To put it another way, a presentation of CAR-T data is much more likely to have a higher Share of Scientific Impact at the American Society of Hematology than at SABCS 2018. It may be an obvious example, but you can begin to see how qualitative impact is determined.
WHY MEASUREMENT IS EVERYTHING
Share of Scientific Voice also allows medical affairs to determine how their offerings may be differentiated from main competitors based on the scientific literature. It’s a way to look, collectively, at major medical affairs tactics and measures, rather than taking a siloed approach, says Douglas Massey, PhD.

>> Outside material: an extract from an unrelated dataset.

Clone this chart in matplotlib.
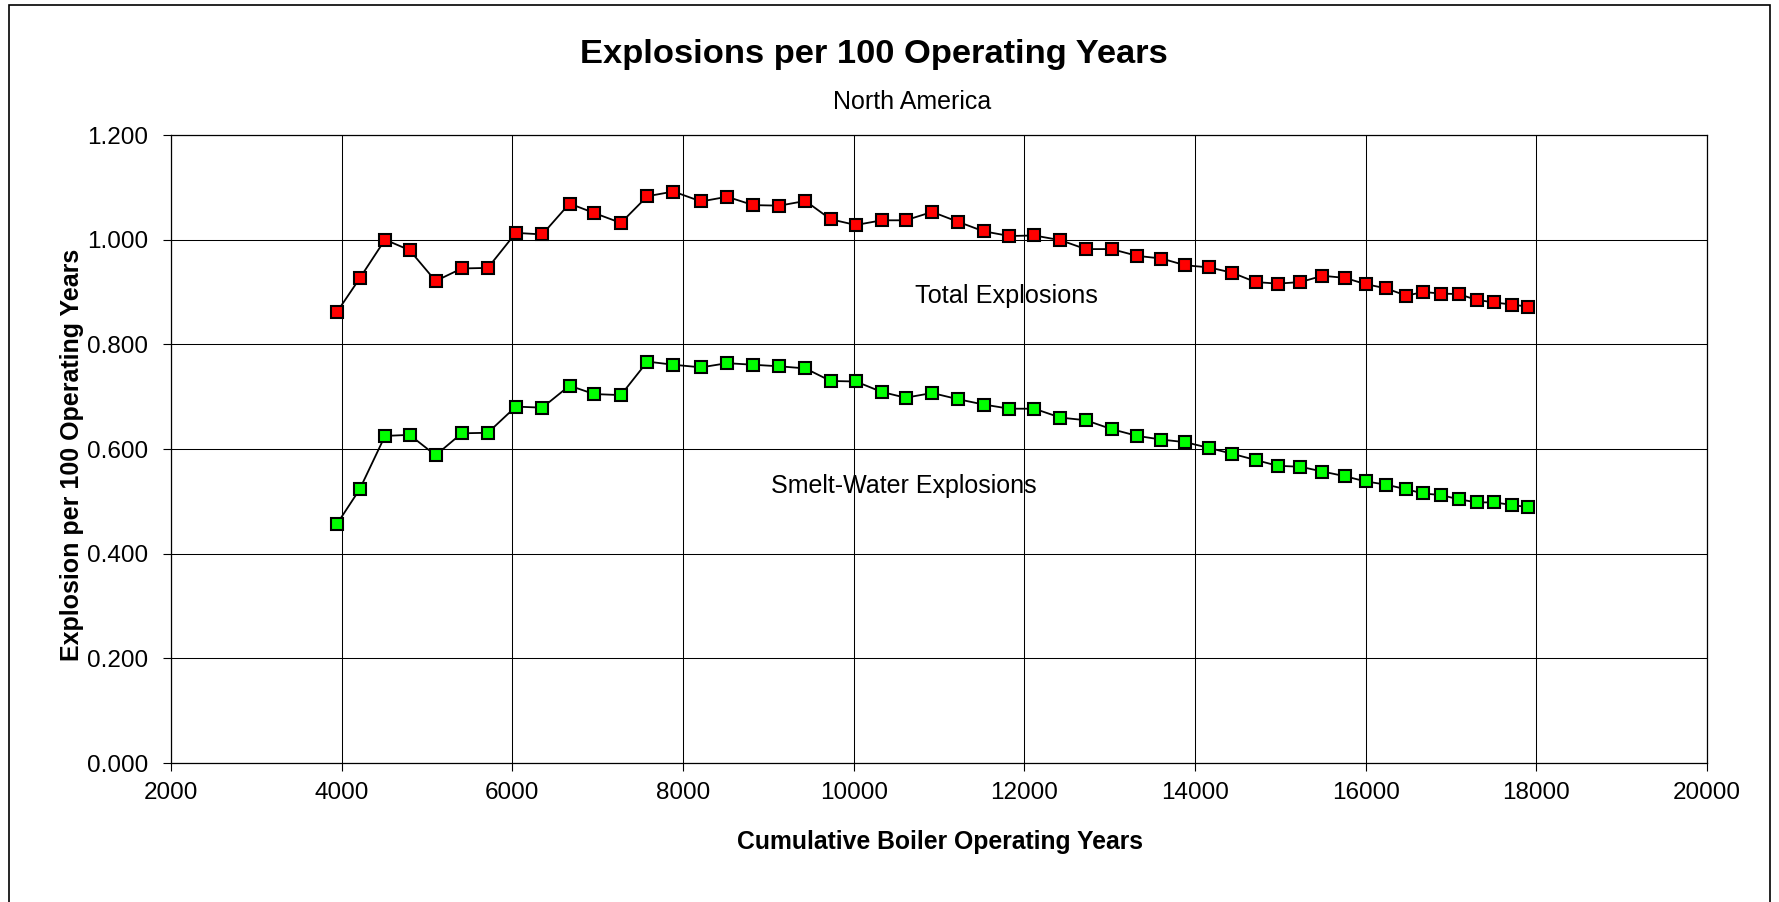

And, because scientific data generation and dissemination is the core focus for much of medical affairs, the only way to measure performance and become more strategic is to take measurements such as Share of Scientific Voice and Share of Scientific Impact, precisely because they measure the effectiveness of those activities.
Measuring Share of Scientific Voice also holds promise for continuous improvement. The ability to capture and analyze massive amounts of data from disparate sources, using technology to streamline and validate the process provides the means to assess the actual success, or failure, of various research efforts — and the opportunity to act on those insights. If information is power, comparative and contextual information is authority.